Police officers enter Crane Bank main branch in Kampala to beef-up security shortly after Governor Emmanuel Mutebile announced that BoU had taken over management of the bank.
By Solomon Arinaitwe
Mr Sudhir Ruparelia, the former owner of the closed Crane Bank, has said the bank’s former shareholders want their Shs584b which he says Bank of Uganda (BoU) is holding illegally since the closure and takeover of the commercial bank.
Mr Ruparelia said former shareholders had mobilised $23m (about Shs84b) to help their Crane Bank remain afloat but the money was injected into two installments before and after the bank’s takeover.
He said, however, the money did not save the bank from collapse because it was seized by Bank of Uganda despite the injection of additional capital.
Separately, the former Crane Bank directors also want the bank’s Bad Book worth Shs500b that was taken over by dfcu Bank upon liquidation to be returned to them.
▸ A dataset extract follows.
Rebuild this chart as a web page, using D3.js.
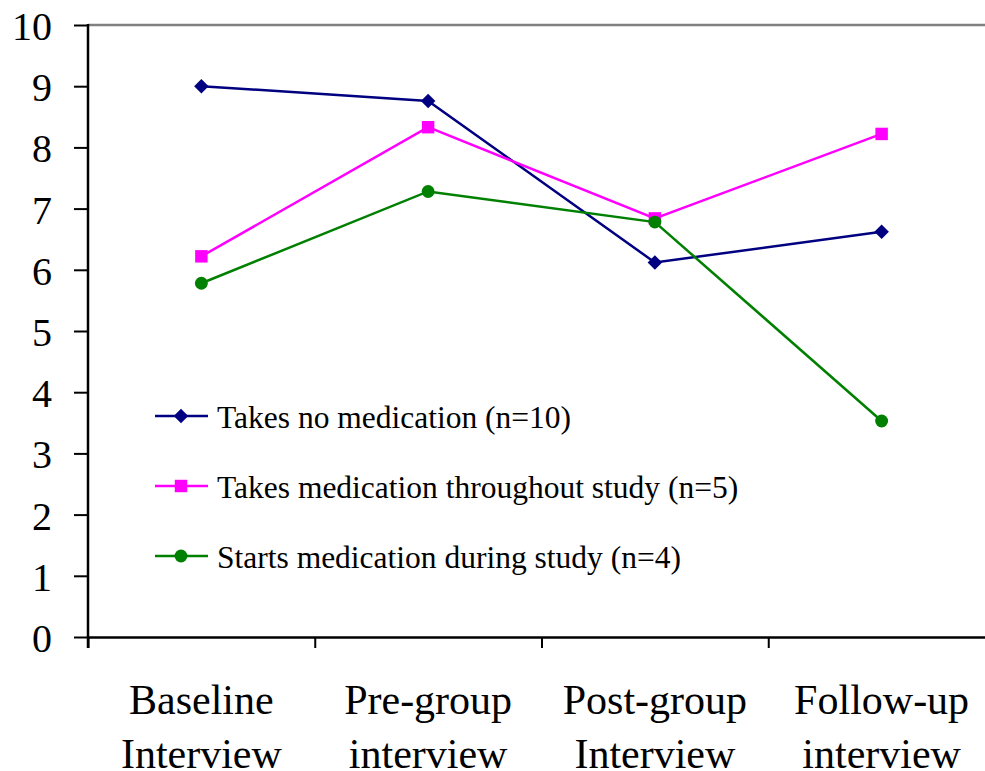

They say holding the Bad Book offends provisions of the Financial Institutions Act. A Bad Book is where a bank’s loans are registered. “Prior to takeover, shareholders lent $8m (Shs29b) and after the takeover shareholders remitted $15.5m (Shs55b). The purpose of this money advanced was frustrated by BoU and therefore BoU has no basis to keep it. This money should be returned to shareholders,” Mr Ruparelia told the ongoing parliamentary inquiry into closure of seven commercial banks.
Never received the money
Mr Ruparelia also said “some of the money that BoU claims it injected into Crane Bank did not end up in Crane Bank.”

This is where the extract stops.